Exercise instructions =>
Find and return each line containing "this".

-- Start Exercise data --

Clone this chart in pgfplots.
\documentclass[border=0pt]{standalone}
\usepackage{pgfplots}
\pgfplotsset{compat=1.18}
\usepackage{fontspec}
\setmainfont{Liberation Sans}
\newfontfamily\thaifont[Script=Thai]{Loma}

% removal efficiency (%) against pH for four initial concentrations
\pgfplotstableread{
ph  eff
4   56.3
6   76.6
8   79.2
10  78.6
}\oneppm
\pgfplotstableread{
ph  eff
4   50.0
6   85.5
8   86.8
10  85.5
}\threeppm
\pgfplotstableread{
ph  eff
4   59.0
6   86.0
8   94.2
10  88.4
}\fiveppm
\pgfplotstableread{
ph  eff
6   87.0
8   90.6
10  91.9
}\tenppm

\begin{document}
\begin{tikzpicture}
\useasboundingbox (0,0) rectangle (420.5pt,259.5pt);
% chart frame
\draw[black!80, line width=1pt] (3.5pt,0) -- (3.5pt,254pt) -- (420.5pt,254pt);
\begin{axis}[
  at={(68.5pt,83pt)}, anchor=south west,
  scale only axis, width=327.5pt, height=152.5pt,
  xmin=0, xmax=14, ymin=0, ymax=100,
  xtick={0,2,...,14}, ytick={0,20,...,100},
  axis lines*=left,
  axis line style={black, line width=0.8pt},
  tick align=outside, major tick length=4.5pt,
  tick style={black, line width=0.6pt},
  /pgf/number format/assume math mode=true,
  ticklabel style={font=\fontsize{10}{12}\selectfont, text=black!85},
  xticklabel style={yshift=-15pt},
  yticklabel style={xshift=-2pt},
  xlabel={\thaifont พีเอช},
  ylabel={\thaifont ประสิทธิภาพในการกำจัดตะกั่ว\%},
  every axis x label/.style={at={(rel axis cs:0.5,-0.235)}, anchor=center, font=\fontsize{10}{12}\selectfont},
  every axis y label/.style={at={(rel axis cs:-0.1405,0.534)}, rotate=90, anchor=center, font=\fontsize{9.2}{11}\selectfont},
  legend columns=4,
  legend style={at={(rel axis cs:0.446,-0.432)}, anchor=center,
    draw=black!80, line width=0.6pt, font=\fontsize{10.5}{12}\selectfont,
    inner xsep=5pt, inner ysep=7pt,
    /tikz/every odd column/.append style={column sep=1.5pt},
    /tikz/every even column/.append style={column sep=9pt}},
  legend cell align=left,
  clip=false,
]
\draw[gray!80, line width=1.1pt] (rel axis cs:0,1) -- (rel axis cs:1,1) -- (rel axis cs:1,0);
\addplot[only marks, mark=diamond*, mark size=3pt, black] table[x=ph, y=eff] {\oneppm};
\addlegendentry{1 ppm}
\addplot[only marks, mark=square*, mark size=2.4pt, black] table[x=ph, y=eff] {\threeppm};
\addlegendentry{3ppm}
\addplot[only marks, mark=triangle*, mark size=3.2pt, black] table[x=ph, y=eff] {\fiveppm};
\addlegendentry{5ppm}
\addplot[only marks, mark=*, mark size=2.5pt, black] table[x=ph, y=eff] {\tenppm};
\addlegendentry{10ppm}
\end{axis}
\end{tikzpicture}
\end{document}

-- End Exercise data --
-- Start Exercise data --

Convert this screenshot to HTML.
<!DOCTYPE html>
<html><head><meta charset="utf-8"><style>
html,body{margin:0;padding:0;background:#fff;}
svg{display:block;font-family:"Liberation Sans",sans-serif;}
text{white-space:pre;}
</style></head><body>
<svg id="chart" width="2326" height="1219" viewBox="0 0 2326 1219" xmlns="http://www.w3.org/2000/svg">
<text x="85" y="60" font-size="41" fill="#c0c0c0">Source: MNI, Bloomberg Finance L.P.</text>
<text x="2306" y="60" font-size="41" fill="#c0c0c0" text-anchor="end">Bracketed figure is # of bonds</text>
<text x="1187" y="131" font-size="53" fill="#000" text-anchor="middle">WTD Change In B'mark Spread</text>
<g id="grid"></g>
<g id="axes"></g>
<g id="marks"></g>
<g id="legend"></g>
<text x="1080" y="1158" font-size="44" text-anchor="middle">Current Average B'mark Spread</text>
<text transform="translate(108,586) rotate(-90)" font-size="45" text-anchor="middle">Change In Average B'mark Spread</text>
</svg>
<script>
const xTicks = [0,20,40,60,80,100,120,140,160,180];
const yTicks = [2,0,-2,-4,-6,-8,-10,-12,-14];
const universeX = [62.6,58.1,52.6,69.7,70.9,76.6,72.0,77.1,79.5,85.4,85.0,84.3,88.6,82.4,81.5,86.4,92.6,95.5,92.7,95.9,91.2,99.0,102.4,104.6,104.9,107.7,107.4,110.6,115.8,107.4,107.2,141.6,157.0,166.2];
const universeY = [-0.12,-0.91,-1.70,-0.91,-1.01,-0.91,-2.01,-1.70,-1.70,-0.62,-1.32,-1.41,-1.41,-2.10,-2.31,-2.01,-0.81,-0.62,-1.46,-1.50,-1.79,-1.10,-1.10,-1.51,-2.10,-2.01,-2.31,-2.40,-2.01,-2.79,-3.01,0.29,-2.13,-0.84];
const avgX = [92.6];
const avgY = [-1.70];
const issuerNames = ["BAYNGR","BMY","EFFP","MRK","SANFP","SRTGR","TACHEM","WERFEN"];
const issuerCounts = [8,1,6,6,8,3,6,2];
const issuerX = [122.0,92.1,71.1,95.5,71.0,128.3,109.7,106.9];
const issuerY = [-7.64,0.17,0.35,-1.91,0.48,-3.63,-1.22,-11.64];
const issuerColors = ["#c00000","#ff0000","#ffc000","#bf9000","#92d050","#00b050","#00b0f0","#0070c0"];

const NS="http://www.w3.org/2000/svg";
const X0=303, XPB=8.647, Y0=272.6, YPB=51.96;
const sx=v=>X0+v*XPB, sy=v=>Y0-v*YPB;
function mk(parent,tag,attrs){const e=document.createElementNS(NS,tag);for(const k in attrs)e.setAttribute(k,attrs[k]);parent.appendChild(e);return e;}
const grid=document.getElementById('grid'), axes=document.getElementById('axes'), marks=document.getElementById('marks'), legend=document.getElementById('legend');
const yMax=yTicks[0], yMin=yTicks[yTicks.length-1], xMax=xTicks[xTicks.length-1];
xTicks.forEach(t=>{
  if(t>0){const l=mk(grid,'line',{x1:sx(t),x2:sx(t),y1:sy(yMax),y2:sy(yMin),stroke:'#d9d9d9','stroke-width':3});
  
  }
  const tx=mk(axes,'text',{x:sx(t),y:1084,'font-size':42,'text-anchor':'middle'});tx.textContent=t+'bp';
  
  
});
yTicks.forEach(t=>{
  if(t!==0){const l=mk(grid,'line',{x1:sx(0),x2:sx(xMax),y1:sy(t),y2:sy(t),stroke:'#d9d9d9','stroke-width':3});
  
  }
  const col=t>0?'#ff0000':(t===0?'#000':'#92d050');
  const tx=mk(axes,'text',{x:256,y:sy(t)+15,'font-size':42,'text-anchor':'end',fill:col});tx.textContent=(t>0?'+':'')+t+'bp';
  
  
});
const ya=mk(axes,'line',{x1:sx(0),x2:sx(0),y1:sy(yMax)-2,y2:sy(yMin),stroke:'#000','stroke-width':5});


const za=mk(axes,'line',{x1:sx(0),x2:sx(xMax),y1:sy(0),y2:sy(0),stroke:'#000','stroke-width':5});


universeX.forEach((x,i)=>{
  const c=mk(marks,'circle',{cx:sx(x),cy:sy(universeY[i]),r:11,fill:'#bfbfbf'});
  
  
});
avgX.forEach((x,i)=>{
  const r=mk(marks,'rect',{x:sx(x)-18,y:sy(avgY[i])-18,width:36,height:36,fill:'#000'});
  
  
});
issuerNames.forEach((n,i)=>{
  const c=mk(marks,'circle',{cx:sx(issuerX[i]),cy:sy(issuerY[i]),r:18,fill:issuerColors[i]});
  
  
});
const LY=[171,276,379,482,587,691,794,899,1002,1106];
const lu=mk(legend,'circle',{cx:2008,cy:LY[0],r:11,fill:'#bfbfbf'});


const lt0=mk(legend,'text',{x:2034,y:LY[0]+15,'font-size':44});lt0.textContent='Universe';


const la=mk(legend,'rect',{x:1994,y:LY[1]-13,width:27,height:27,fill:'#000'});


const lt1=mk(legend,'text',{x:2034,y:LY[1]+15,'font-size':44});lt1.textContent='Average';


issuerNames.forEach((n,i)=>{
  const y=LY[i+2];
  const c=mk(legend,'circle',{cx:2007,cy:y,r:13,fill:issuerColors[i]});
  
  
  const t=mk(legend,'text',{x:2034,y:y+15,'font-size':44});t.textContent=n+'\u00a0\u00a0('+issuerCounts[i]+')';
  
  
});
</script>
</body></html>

-- End Exercise data --

Answer for the task =>
Clone this chart in pgfplots.
Convert this screenshot to HTML.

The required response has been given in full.